Exercise directions – Return, without pictures, the lines from the start of the data through the one that contains "-4306, -4314, -4313];".

Raw data –
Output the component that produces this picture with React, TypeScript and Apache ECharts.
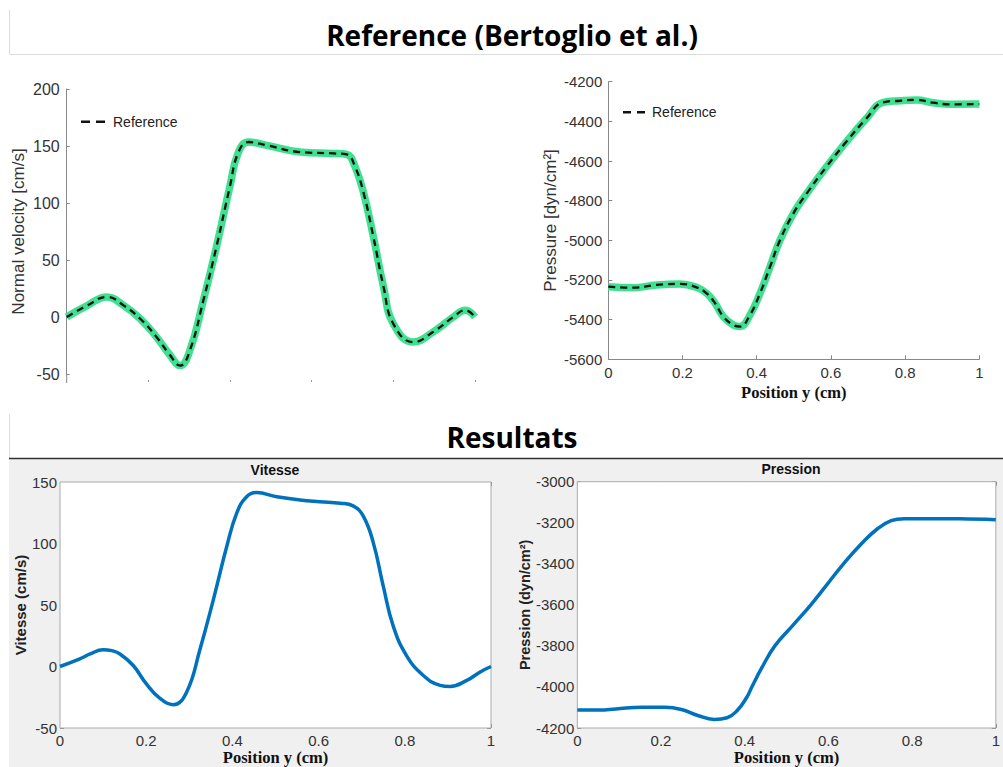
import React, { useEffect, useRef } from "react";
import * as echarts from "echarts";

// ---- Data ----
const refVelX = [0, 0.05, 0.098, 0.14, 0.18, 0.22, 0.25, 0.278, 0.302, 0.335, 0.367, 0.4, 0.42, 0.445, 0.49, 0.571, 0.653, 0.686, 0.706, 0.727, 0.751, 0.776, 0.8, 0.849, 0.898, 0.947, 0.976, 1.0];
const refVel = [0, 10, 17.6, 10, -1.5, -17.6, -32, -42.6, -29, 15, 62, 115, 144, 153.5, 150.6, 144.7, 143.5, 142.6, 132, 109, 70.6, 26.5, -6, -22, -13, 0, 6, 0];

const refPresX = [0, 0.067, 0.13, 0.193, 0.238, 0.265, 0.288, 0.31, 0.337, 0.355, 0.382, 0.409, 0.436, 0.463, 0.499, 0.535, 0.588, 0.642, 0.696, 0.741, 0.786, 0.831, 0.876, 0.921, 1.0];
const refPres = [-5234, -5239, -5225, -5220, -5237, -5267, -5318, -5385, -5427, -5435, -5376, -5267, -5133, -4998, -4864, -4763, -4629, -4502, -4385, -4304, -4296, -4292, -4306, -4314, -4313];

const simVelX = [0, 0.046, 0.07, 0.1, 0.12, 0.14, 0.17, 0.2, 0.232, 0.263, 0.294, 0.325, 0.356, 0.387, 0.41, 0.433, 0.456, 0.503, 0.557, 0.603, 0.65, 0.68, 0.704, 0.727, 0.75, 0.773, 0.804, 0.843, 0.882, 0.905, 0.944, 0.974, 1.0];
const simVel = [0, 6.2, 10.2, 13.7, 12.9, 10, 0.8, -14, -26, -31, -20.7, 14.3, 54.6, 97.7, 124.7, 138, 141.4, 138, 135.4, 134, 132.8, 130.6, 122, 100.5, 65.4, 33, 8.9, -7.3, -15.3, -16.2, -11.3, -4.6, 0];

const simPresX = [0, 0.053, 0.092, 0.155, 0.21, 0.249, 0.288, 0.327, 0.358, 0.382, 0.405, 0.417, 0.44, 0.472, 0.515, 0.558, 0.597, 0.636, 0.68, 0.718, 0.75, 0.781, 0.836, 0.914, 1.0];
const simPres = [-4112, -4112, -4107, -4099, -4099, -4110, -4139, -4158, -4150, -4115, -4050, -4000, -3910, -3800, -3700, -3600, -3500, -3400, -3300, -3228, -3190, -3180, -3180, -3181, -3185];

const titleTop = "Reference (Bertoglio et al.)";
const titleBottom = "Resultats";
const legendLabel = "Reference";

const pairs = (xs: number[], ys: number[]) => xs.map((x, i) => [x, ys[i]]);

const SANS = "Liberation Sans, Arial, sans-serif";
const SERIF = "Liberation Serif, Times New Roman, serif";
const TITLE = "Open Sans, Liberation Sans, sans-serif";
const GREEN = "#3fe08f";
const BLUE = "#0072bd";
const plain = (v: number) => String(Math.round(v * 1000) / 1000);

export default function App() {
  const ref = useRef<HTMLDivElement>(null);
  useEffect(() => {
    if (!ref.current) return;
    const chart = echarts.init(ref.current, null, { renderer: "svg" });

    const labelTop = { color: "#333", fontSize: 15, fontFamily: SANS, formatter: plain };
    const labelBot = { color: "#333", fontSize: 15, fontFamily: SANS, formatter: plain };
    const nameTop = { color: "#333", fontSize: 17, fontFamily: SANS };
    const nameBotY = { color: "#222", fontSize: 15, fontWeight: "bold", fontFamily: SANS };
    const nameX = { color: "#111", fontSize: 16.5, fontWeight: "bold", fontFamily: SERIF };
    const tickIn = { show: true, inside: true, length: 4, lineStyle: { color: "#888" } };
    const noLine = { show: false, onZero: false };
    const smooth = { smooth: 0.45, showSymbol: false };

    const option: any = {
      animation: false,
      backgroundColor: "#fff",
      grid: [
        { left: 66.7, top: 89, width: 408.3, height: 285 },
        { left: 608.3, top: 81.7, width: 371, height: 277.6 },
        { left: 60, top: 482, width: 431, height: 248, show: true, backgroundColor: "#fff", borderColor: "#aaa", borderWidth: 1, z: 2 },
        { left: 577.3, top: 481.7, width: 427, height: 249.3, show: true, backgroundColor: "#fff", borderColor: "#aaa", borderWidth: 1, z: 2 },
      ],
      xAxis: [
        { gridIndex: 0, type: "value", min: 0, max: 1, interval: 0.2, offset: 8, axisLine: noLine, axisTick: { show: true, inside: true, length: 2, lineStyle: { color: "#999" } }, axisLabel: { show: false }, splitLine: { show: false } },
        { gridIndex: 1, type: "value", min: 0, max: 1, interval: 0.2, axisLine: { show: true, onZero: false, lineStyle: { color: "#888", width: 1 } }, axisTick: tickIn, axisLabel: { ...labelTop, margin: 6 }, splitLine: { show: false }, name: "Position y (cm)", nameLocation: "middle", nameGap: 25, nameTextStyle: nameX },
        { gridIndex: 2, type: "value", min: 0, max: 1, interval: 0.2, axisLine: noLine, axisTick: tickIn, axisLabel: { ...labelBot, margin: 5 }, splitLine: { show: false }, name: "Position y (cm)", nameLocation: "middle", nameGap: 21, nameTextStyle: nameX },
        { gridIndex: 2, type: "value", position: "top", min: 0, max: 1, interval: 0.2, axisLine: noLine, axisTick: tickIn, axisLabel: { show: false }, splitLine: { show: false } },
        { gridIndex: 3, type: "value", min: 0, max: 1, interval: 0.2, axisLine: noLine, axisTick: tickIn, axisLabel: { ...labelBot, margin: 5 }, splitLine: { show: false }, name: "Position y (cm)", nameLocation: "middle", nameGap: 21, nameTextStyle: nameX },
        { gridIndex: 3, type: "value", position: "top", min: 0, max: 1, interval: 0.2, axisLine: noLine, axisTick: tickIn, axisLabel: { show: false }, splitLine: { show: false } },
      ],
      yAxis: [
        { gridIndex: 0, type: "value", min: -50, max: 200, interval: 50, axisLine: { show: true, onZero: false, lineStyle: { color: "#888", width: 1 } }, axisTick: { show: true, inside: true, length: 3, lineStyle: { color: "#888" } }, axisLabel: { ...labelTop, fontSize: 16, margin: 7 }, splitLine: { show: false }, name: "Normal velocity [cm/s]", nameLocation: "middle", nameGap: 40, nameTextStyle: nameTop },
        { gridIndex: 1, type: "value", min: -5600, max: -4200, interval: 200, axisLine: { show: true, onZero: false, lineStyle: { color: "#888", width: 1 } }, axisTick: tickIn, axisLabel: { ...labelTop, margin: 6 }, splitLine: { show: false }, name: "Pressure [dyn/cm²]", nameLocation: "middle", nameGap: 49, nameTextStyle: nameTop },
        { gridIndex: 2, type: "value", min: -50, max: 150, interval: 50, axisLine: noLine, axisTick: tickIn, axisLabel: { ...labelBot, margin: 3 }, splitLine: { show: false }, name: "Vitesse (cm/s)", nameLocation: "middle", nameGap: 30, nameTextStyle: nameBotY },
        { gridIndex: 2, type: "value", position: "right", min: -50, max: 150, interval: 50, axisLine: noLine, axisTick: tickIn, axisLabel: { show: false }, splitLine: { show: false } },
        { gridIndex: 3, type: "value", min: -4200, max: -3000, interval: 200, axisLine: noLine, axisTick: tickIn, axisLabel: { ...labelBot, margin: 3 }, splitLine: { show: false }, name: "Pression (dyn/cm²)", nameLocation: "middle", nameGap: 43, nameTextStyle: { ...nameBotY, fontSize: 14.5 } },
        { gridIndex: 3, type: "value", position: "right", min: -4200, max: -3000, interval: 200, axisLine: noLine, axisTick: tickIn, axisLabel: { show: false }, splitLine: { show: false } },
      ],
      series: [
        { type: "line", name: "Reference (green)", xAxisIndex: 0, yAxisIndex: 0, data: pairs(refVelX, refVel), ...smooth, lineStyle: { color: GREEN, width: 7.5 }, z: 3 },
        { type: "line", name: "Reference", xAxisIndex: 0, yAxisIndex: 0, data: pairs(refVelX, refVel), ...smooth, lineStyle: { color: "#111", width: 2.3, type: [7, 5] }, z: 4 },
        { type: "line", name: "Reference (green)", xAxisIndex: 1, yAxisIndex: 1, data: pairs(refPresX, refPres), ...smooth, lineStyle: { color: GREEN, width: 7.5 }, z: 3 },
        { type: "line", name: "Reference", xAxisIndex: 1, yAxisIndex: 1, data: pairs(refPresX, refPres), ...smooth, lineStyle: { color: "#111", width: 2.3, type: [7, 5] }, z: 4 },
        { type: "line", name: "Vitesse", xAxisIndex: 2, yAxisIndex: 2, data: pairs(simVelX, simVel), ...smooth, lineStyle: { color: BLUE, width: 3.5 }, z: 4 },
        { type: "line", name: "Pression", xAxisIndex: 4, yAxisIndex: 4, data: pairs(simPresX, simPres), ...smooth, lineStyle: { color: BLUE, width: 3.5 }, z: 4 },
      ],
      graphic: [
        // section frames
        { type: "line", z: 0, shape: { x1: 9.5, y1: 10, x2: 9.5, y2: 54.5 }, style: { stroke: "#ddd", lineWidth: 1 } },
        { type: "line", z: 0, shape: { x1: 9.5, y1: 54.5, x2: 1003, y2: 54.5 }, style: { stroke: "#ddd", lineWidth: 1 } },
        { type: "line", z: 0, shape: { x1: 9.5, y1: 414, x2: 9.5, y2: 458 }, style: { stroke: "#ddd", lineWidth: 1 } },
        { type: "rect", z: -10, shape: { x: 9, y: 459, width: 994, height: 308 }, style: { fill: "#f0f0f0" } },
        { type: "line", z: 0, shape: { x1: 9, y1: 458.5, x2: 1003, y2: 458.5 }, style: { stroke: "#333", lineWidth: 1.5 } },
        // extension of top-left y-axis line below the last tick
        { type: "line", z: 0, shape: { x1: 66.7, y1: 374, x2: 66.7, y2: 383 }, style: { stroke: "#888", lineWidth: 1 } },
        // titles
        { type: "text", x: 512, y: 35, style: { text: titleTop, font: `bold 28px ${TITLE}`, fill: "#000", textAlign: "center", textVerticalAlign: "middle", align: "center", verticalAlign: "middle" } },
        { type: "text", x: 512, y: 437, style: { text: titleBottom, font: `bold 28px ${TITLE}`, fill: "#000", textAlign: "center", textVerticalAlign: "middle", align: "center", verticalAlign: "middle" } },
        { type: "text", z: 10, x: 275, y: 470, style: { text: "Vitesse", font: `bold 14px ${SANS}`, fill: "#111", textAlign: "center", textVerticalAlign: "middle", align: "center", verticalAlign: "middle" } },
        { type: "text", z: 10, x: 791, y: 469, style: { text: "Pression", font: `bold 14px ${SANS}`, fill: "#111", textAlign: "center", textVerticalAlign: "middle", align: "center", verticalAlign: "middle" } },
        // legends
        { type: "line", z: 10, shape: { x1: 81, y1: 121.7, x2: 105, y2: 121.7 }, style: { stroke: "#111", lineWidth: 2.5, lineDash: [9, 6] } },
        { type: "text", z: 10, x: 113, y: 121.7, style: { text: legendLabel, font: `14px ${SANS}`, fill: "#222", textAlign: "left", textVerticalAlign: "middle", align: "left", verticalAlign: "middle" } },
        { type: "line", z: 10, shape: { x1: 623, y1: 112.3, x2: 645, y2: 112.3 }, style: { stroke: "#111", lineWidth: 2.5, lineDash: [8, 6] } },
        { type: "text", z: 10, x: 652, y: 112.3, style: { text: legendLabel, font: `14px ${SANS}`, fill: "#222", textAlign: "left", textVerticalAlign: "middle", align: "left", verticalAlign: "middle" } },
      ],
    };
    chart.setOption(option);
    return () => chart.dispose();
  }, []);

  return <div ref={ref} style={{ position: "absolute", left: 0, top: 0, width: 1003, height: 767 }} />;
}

Expected answer –
Output the component that produces this picture with React, TypeScript and Apache ECharts.
import React, { useEffect, useRef } from "react";
import * as echarts from "echarts";

// ---- Data ----
const refVelX = [0, 0.05, 0.098, 0.14, 0.18, 0.22, 0.25, 0.278, 0.302, 0.335, 0.367, 0.4, 0.42, 0.445, 0.49, 0.571, 0.653, 0.686, 0.706, 0.727, 0.751, 0.776, 0.8, 0.849, 0.898, 0.947, 0.976, 1.0];
const refVel = [0, 10, 17.6, 10, -1.5, -17.6, -32, -42.6, -29, 15, 62, 115, 144, 153.5, 150.6, 144.7, 143.5, 142.6, 132, 109, 70.6, 26.5, -6, -22, -13, 0, 6, 0];

const refPresX = [0, 0.067, 0.13, 0.193, 0.238, 0.265, 0.288, 0.31, 0.337, 0.355, 0.382, 0.409, 0.436, 0.463, 0.499, 0.535, 0.588, 0.642, 0.696, 0.741, 0.786, 0.831, 0.876, 0.921, 1.0];
const refPres = [-5234, -5239, -5225, -5220, -5237, -5267, -5318, -5385, -5427, -5435, -5376, -5267, -5133, -4998, -4864, -4763, -4629, -4502, -4385, -4304, -4296, -4292, -4306, -4314, -4313];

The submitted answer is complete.